• _Provided data_:
+++
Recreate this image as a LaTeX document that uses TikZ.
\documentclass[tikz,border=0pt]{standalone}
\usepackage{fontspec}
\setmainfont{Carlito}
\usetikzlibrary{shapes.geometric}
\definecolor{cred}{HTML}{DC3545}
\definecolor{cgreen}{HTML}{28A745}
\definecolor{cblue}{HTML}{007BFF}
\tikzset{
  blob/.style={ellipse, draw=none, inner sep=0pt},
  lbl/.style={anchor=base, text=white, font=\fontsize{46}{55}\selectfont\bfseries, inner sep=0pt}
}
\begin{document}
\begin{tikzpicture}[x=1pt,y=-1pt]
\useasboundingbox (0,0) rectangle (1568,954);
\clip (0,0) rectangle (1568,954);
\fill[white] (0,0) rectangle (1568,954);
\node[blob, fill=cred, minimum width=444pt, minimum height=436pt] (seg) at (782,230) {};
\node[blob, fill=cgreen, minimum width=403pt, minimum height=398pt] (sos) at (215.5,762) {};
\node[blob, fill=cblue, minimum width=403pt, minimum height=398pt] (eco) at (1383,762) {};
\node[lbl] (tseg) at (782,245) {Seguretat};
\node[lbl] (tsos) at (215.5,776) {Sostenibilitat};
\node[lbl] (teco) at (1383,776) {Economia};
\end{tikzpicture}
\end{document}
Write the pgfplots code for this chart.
+++
• _Directions_: Above are the records; copy every line in them that holds the word "this".

• _Task output_:
Recreate this image as a LaTeX document that uses TikZ.
Write the pgfplots code for this chart.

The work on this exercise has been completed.